Written instruction: Return each line of the data below exactly, omitting any pictures.
- - - - - - -
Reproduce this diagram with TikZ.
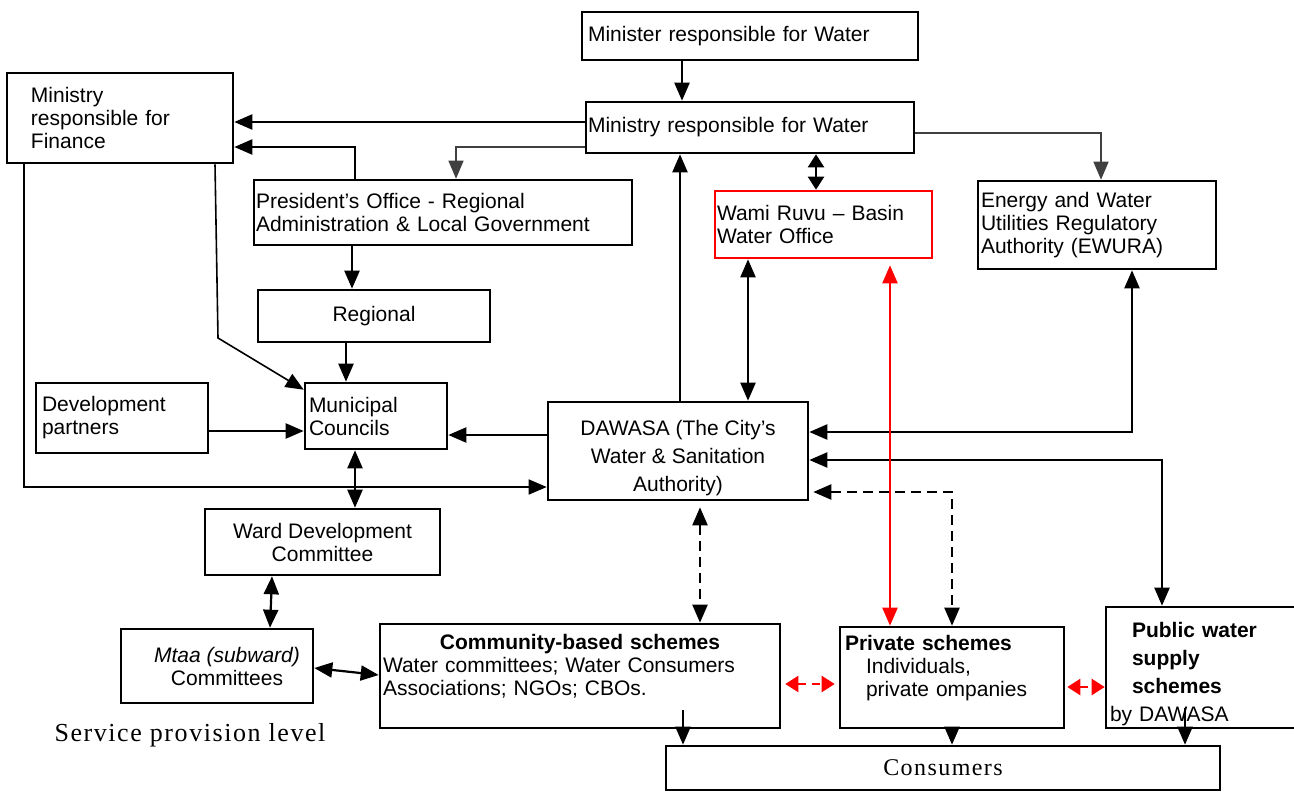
\documentclass[tikz,border=0pt]{standalone}
\usepackage{fontspec}
\setmainfont{Liberation Sans}
\newfontfamily\serifA{Liberation Serif}[LetterSpace=6]
\usetikzlibrary{arrows.meta,calc}
\begin{document}
\begin{tikzpicture}[x=0.5pt,y=-0.5pt,
  box/.style={draw,line width=1.3pt,inner ysep=0pt,font=\fontsize{10.5}{11.5}\selectfont},
  tip/.tip={Triangle[length=9pt,width=7.5pt]},
  smalltip/.tip={Triangle[length=6.5pt,width=8pt]},
  conn/.style={line width=1.1pt,-tip},
  both/.style={line width=1.1pt,tip-tip},
  shortboth/.style={line width=1.1pt,smalltip-smalltip},
  thinlink/.style={line width=0.7pt,draw=black!75,-tip},
  dashlink/.style={both,dash pattern=on 5pt off 3pt},
  redlink/.style={both,color=red},
  reddash/.style={line width=1.1pt,smalltip-smalltip,color=red,dash pattern=on 4pt off 3pt}]
\useasboundingbox (0,0) rectangle (1294,792);
\fill[white] (0,0) rectangle (1294,792);

% boxes
\node[box,minimum width=168pt,minimum height=24pt,text width=162pt,inner xsep=3pt,align=left] (minister) at (750,36) {Minister responsible for Water};
\node[box,minimum width=164pt,minimum height=25.5pt,text width=162pt,inner xsep=1pt,align=left] (ministryW) at (750,127.5) {Ministry responsible for Water};
\node[box,minimum width=113pt,minimum height=45pt,text width=89pt,inner xsep=12pt,align=left] (finance) at (120,118) {Ministry\\responsible for\\Finance};
\node[box,minimum width=189pt,minimum height=32.5pt,text width=187pt,inner xsep=1pt,align=left] (president) at (443,212.5) {President’s Office - Regional\\Administration \& Local Government};
\node[box,minimum width=116pt,minimum height=26pt,align=center] (regional) at (374,316) {Regional};
\node[box,minimum width=86pt,minimum height=35pt,text width=80pt,inner xsep=3pt,align=left] (devpart) at (122,418) {Development\\partners};
\node[box,minimum width=71pt,minimum height=33pt,text width=67pt,inner xsep=2pt,align=left] (municipal) at (376,416) {Municipal\\Councils};
\node[box,minimum width=130pt,minimum height=49pt,align=center,font=\fontsize{10.5}{14}\selectfont] (dawasa) at (678,451) {\rule{0pt}{15pt}DAWASA (The City’s\\Water \& Sanitation\\Authority)};
\node[box,draw=red,minimum width=108.5pt,minimum height=33.5pt,text width=106.5pt,inner xsep=1pt,align=left] (wami) at (823.5,224.5) {Wami Ruvu – Basin\\Water Office};
\node[box,minimum width=119pt,minimum height=44pt,text width=116pt,inner xsep=1.5pt,align=left] (ewura) at (1097,225) {Energy and Water\\Utilities Regulatory\\Authority (EWURA)};
\node[box,minimum width=117.5pt,minimum height=33pt,align=center] (ward) at (322.5,542) {Ward Development\\Committee};
\node[box,minimum width=96pt,minimum height=37pt,align=center] (mtaa) at (217,666) {\hspace*{10pt}\textit{Mtaa (subward)}\\\hspace*{10pt}Committees};
\node[box,minimum width=200pt,minimum height=52pt,text width=197pt,inner xsep=1.5pt,align=left] (community) at (580,676) {\makebox[197pt]{\bfseries Community-based schemes}\\Water committees; Water Consumers\\Associations; NGOs; CBOs.\\\mbox{}};
\node[box,minimum width=112pt,minimum height=50.5pt,text width=107pt,inner xsep=2.5pt,align=left] (private) at (952,677.5) {\textbf{Private schemes}\\\hspace*{10.5pt}Individuals,\\\hspace*{10.5pt}private ompanies\\\mbox{}};
\node[box,minimum width=97pt,minimum height=60.5pt,text width=71pt,inner xsep=13pt,align=left,font=\fontsize{10.5}{14}\selectfont] (public) at (1203,667.5) {\mbox{}\\\textbf{Public water}\\\textbf{supply}\\\textbf{schemes}\\\hspace*{-11pt}by DAWASA};
\node[box,minimum width=277pt,minimum height=22pt,font=\serifA\fontsize{12}{14}\selectfont] (consumers) at (943,768) {Consumers};
\node[font=\serifA\fontsize{13}{15}\selectfont] (service) at (190,735) {Service provision level};

\coordinate (cbstart) at (683,710);
\coordinate (pubstart) at (1185,708);

% connectors
\draw[conn] (682,0 |- minister.south) -- (682,0 |- ministryW.north);
\draw[conn] (ministryW.west |- 0,122) -- (finance.east |- 0,122);
\draw[thinlink] (ministryW.west |- 0,147) -| (456,0 |- president.north);
\draw[conn] (355,0 |- president.north) |- (finance.east |- 0,147);
\draw[conn] (352,0 |- president.south) -- (352,0 |- regional.north);
\draw[conn] (346,0 |- regional.south) -- (346,0 |- municipal.north);
\draw[conn,line width=0.8pt] (215,0 |- finance.south) -- (218,338) -- ($(municipal.north west)+(0,8)$);
\draw[conn,line width=0.8pt] (24,0 |- finance.south) |- (dawasa.west |- 0,487);
\draw[conn] (devpart.east |- 0,431) -- (municipal.west |- 0,431);
\draw[conn] (dawasa.west |- 0,435) -- (municipal.east |- 0,435);
\draw[both] (355,0 |- municipal.south) -- (355,0 |- ward.north);
\draw[both] (272,0 |- ward.south) -- (270,0 |- mtaa.north);
\draw[both] (mtaa.east |- 0,668) -- (community.west |- 0,675);
\draw[conn] (680,0 |- dawasa.north) -- (680,0 |- ministryW.south);
\draw[shortboth] (816,0 |- ministryW.south) -- (816,0 |- wami.north);
\draw[both] (748,0 |- wami.south) -- (748,0 |- dawasa.north);
\draw[thinlink] (ministryW.east |- 0,133) -| (1101,0 |- ewura.north);
\draw[both] (1132,0 |- ewura.south) |- (dawasa.east |- 0,432);
\draw[both] (dawasa.east |- 0,460) -| (1162,0 |- public.north);
\draw[dashlink,shorten <=2pt] (dawasa.east |- 0,492) -| (952,0 |- private.north);
\draw[dashlink,shorten <=3pt] (700,0 |- dawasa.south) -- (700,0 |- community.north);
\draw[redlink,shorten <=3pt] (890,0 |- wami.south) -- (890,0 |- private.north);
\draw[reddash,shorten <=2pt,shorten >=2pt] (community.east |- 0,684) -- (private.west |- 0,684);
\draw[reddash,shorten <=1pt,shorten >=0pt] (private.east |- 0,687) -- (public.west |- 0,687);
\draw[conn] (cbstart) -- (683,0 |- consumers.north);
\draw[conn] (952,0 |- private.south) -- (952,0 |- consumers.north);
\draw[conn] (pubstart) -- (1185,0 |- consumers.north);
\end{tikzpicture}
\end{document}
- - - - - - -
Exercise output:
Reproduce this diagram with TikZ.
\documentclass[tikz,border=0pt]{standalone}
\usepackage{fontspec}
\setmainfont{Liberation Sans}
\newfontfamily\serifA{Liberation Serif}[LetterSpace=6]
\usetikzlibrary{arrows.meta,calc}
\begin{document}
\begin{tikzpicture}[x=0.5pt,y=-0.5pt,
  box/.style={draw,line width=1.3pt,inner ysep=0pt,font=\fontsize{10.5}{11.5}\selectfont},
  tip/.tip={Triangle[length=9pt,width=7.5pt]},
  smalltip/.tip={Triangle[length=6.5pt,width=8pt]},
  conn/.style={line width=1.1pt,-tip},
  both/.style={line width=1.1pt,tip-tip},
  shortboth/.style={line width=1.1pt,smalltip-smalltip},
  thinlink/.style={line width=0.7pt,draw=black!75,-tip},
  dashlink/.style={both,dash pattern=on 5pt off 3pt},
  redlink/.style={both,color=red},
  reddash/.style={line width=1.1pt,smalltip-smalltip,color=red,dash pattern=on 4pt off 3pt}]
\useasboundingbox (0,0) rectangle (1294,792);
\fill[white] (0,0) rectangle (1294,792);

% boxes
\node[box,minimum width=168pt,minimum height=24pt,text width=162pt,inner xsep=3pt,align=left] (minister) at (750,36) {Minister responsible for Water};
\node[box,minimum width=164pt,minimum height=25.5pt,text width=162pt,inner xsep=1pt,align=left] (ministryW) at (750,127.5) {Ministry responsible for Water};
\node[box,minimum width=113pt,minimum height=45pt,text width=89pt,inner xsep=12pt,align=left] (finance) at (120,118) {Ministry\\responsible for\\Finance};
\node[box,minimum width=189pt,minimum height=32.5pt,text width=187pt,inner xsep=1pt,align=left] (president) at (443,212.5) {President’s Office - Regional\\Administration \& Local Government};
\node[box,minimum width=116pt,minimum height=26pt,align=center] (regional) at (374,316) {Regional};
\node[box,minimum width=86pt,minimum height=35pt,text width=80pt,inner xsep=3pt,align=left] (devpart) at (122,418) {Development\\partners};
\node[box,minimum width=71pt,minimum height=33pt,text width=67pt,inner xsep=2pt,align=left] (municipal) at (376,416) {Municipal\\Councils};
\node[box,minimum width=130pt,minimum height=49pt,align=center,font=\fontsize{10.5}{14}\selectfont] (dawasa) at (678,451) {\rule{0pt}{15pt}DAWASA (The City’s\\Water \& Sanitation\\Authority)};
\node[box,draw=red,minimum width=108.5pt,minimum height=33.5pt,text width=106.5pt,inner xsep=1pt,align=left] (wami) at (823.5,224.5) {Wami Ruvu – Basin\\Water Office};
\node[box,minimum width=119pt,minimum height=44pt,text width=116pt,inner xsep=1.5pt,align=left] (ewura) at (1097,225) {Energy and Water\\Utilities Regulatory\\Authority (EWURA)};
\node[box,minimum width=117.5pt,minimum height=33pt,align=center] (ward) at (322.5,542) {Ward Development\\Committee};
\node[box,minimum width=96pt,minimum height=37pt,align=center] (mtaa) at (217,666) {\hspace*{10pt}\textit{Mtaa (subward)}\\\hspace*{10pt}Committees};
\node[box,minimum width=200pt,minimum height=52pt,text width=197pt,inner xsep=1.5pt,align=left] (community) at (580,676) {\makebox[197pt]{\bfseries Community-based schemes}\\Water committees; Water Consumers\\Associations; NGOs; CBOs.\\\mbox{}};
\node[box,minimum width=112pt,minimum height=50.5pt,text width=107pt,inner xsep=2.5pt,align=left] (private) at (952,677.5) {\textbf{Private schemes}\\\hspace*{10.5pt}Individuals,\\\hspace*{10.5pt}private ompanies\\\mbox{}};
\node[box,minimum width=97pt,minimum height=60.5pt,text width=71pt,inner xsep=13pt,align=left,font=\fontsize{10.5}{14}\selectfont] (public) at (1203,667.5) {\mbox{}\\\textbf{Public water}\\\textbf{supply}\\\textbf{schemes}\\\hspace*{-11pt}by DAWASA};
\node[box,minimum width=277pt,minimum height=22pt,font=\serifA\fontsize{12}{14}\selectfont] (consumers) at (943,768) {Consumers};
\node[font=\serifA\fontsize{13}{15}\selectfont] (service) at (190,735) {Service provision level};

\coordinate (cbstart) at (683,710);
\coordinate (pubstart) at (1185,708);

% connectors
\draw[conn] (682,0 |- minister.south) -- (682,0 |- ministryW.north);
\draw[conn] (ministryW.west |- 0,122) -- (finance.east |- 0,122);
\draw[thinlink] (ministryW.west |- 0,147) -| (456,0 |- president.north);
\draw[conn] (355,0 |- president.north) |- (finance.east |- 0,147);
\draw[conn] (352,0 |- president.south) -- (352,0 |- regional.north);
\draw[conn] (346,0 |- regional.south) -- (346,0 |- municipal.north);
\draw[conn,line width=0.8pt] (215,0 |- finance.south) -- (218,338) -- ($(municipal.north west)+(0,8)$);
\draw[conn,line width=0.8pt] (24,0 |- finance.south) |- (dawasa.west |- 0,487);
\draw[conn] (devpart.east |- 0,431) -- (municipal.west |- 0,431);
\draw[conn] (dawasa.west |- 0,435) -- (municipal.east |- 0,435);
\draw[both] (355,0 |- municipal.south) -- (355,0 |- ward.north);
\draw[both] (272,0 |- ward.south) -- (270,0 |- mtaa.north);
\draw[both] (mtaa.east |- 0,668) -- (community.west |- 0,675);
\draw[conn] (680,0 |- dawasa.north) -- (680,0 |- ministryW.south);
\draw[shortboth] (816,0 |- ministryW.south) -- (816,0 |- wami.north);
\draw[both] (748,0 |- wami.south) -- (748,0 |- dawasa.north);
\draw[thinlink] (ministryW.east |- 0,133) -| (1101,0 |- ewura.north);
\draw[both] (1132,0 |- ewura.south) |- (dawasa.east |- 0,432);
\draw[both] (dawasa.east |- 0,460) -| (1162,0 |- public.north);
\draw[dashlink,shorten <=2pt] (dawasa.east |- 0,492) -| (952,0 |- private.north);
\draw[dashlink,shorten <=3pt] (700,0 |- dawasa.south) -- (700,0 |- community.north);
\draw[redlink,shorten <=3pt] (890,0 |- wami.south) -- (890,0 |- private.north);
\draw[reddash,shorten <=2pt,shorten >=2pt] (community.east |- 0,684) -- (private.west |- 0,684);
\draw[reddash,shorten <=1pt,shorten >=0pt] (private.east |- 0,687) -- (public.west |- 0,687);
\draw[conn] (cbstart) -- (683,0 |- consumers.north);
\draw[conn] (952,0 |- private.south) -- (952,0 |- consumers.north);
\draw[conn] (pubstart) -- (1185,0 |- consumers.north);
\end{tikzpicture}
\end{document}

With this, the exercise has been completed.